Navigator is launching with $4 million in backing by founders Ramil Ibragimov (Runa Capital) and Vasil Zakyev (shtrafy-gibdd.ru, Ohmymentor.ru). It may not sound like much, but you can do quite a lot with $4 million in Russia. And they are not stopping there. The GRAVIZapp angel fund, specializing in hardware startups, will co-locate there. And they plan to build a network of hardware hackspaces and accelerators in the region, hoping to raise that funding to top $30 million spread across the region. Thus, neighboring cities like Ufa and Perm will get their own Navigator spaces.
Serguei Beloussov, Runa Capital senior partner and Acronis CEO, believes that access to scientific and business experts, VC mentors and hardware industry players like Dell, Samsung, IBM, Cisco, Intel and Foxconn will mean “we will soon see more venture-backed hardware deals in Russia.”

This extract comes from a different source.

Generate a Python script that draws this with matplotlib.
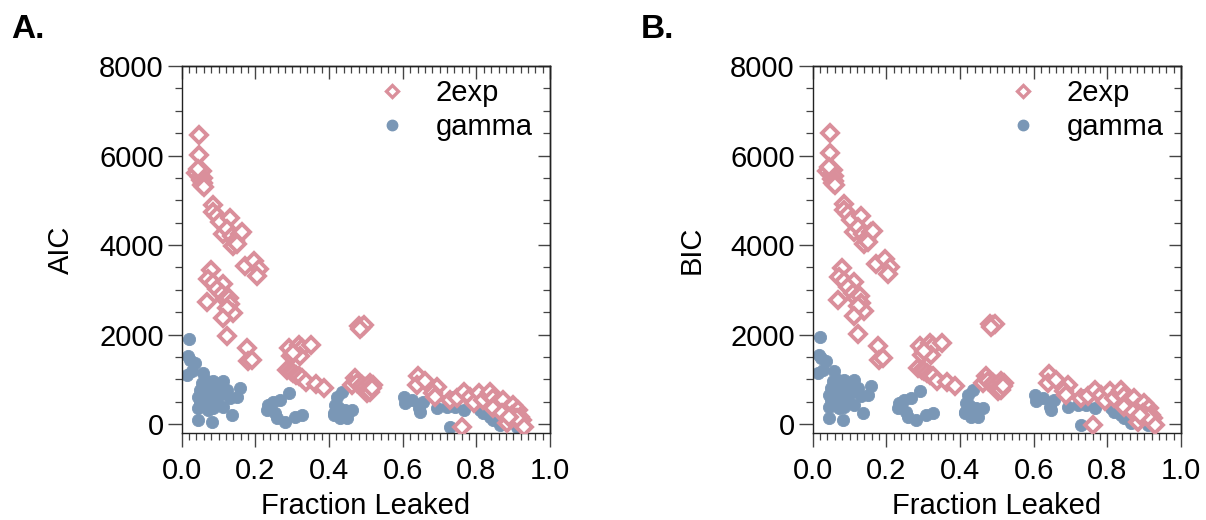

Some 93 out of 120 spots have already been taken by startups, covering various fields including 3D printing, robots, healthcare hardware, and consumer electronics.
A few hardware projects located there have already raised early money:
• iBlazr – a crowdfunding startup from Kiev (with $150K+ raised on Kickstarter previously) is building a ‘smart’ LED-flashlight for smartphones and tablets.
• Krisaf – robotized gym equipment for accelerated rehabilitation of children with cerebral palsy.
• ENNOVA – a startup manufacturing NOVA 3D printers.
“Our ambitious aim for the next 5-10 years is to launch this kind of projects in each and every Russian city with up to 1 million citizens in order to create a powerful hardware-community based on the Russian engineering history,” says Ibragimov, of Navigator.